Exposure Draft- Tax Laws Amendment (Confidentiality of Taxpayer Information) Bill 2009 and Explanatory Memorandum Submission to the Commonwealth Treasury April 2009

pdfsub_tax_laws_amendment

Submission to the Commonwealth Treasury

April 2009

Key recommendations

1. The Office of the Privacy Commissioner (the ‘Office’) supports the consolidation and standardisation of existing taxation secrecy provisions in the exposure draft Tax Laws Amendment (Confidentiality of Taxpayer Information) Bill 2009 (the ‘draft Bill’). In the Office’s opinion this will assist individuals to be confident that the information they provide under the taxation laws is being handled appropriately. It will also assist government agencies and private sector organisations to more easily identify the circumstances in which this information may be collected, used and disclosed.
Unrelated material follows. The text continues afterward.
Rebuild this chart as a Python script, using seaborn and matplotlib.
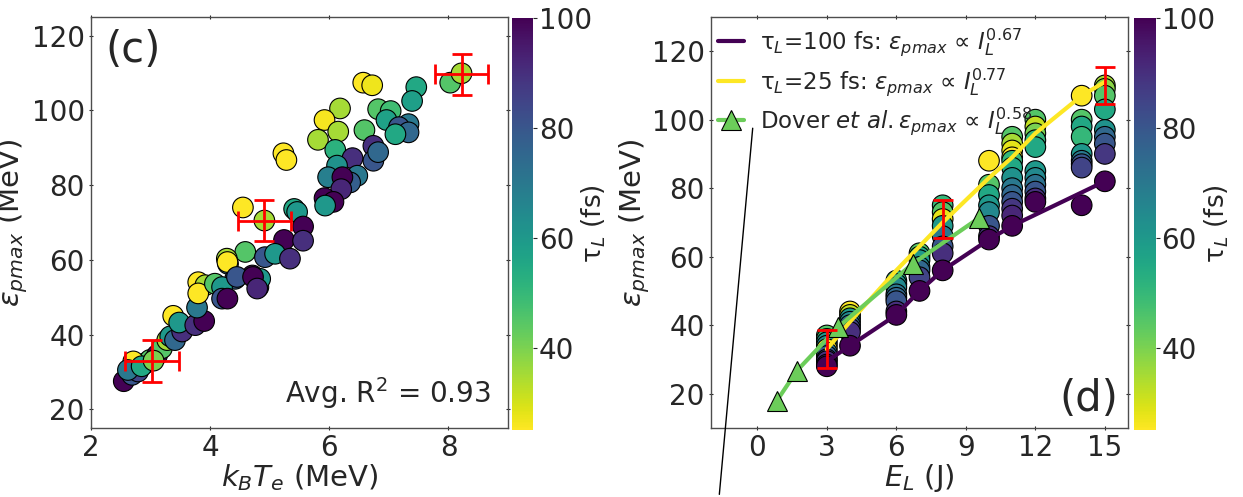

2. The Office makes the following specific recommendations in relation to the draft Bill and the corresponding Explanatory Memorandum (the ‘draft Explanatory Memorandum’):

  1. The draft Explanatory Memorandum should clarify whether a record or disclosure made under an exception to the draft Bill, is ‘authorised by or under law’ for the purposes of Information Privacy Principles 10.1(c) and 11.1(d) and National Privacy Principle 2.1(g) of the Privacy Act 1988 (Cth).
  2. The draft Explanatory Memorandum should provide further clarity about what constitutes a ‘serious’ threat for the purposes of paragraph 355-90(b) of the draft Bill. In particular, the Office considers that the relative likelihood of a threat eventuating (including the imminence of the threat) and the gravity of the potential outcome,should be taken into account in assessing whether a threat is ‘serious’.
  3. Paragraph 355-80(4) of the draft Bill should provide that regulations need to identify the purposes of a prescribed taskforce and the agencies in a prescribed taskforce.
  4. Paragraphs 355-40 and 355-170 of the draft Bill, should not override the protections afforded to publicly available personal information under Information Privacy Principles 10, 11 and National Privacy Principle 2 of the Privacy Act.
  5. Paragraph 1.17 of the draft Explanatory Memorandum should indicate that there are a number of factors relevant in considering whether the public benefit of a proposed use or disclosure outweighs taxpayer privacy, which include, among other things, whether the proposed disclosure will be exempt from the Information Privacy Principles or the National Privacy Principles.

Office of the Privacy Commissioner

3. The Office of the Privacy Commissioner (‘the Office’) is an independent statutory body whose purpose is to promote and protect privacy in Australia.

4. The Privacy Act 1988 (Cth)(the ‘Privacy Act’) contains eleven Information Privacy Principles (‘IPPs’) which apply to Australian and ACT Government agencies. It also includes ten National Privacy Principles (‘NPPs’) which generally apply to all businesses with an annual turnover of more than $3 million (and some small businesses), but which do not apply to certain exempt organisations including political parties[1].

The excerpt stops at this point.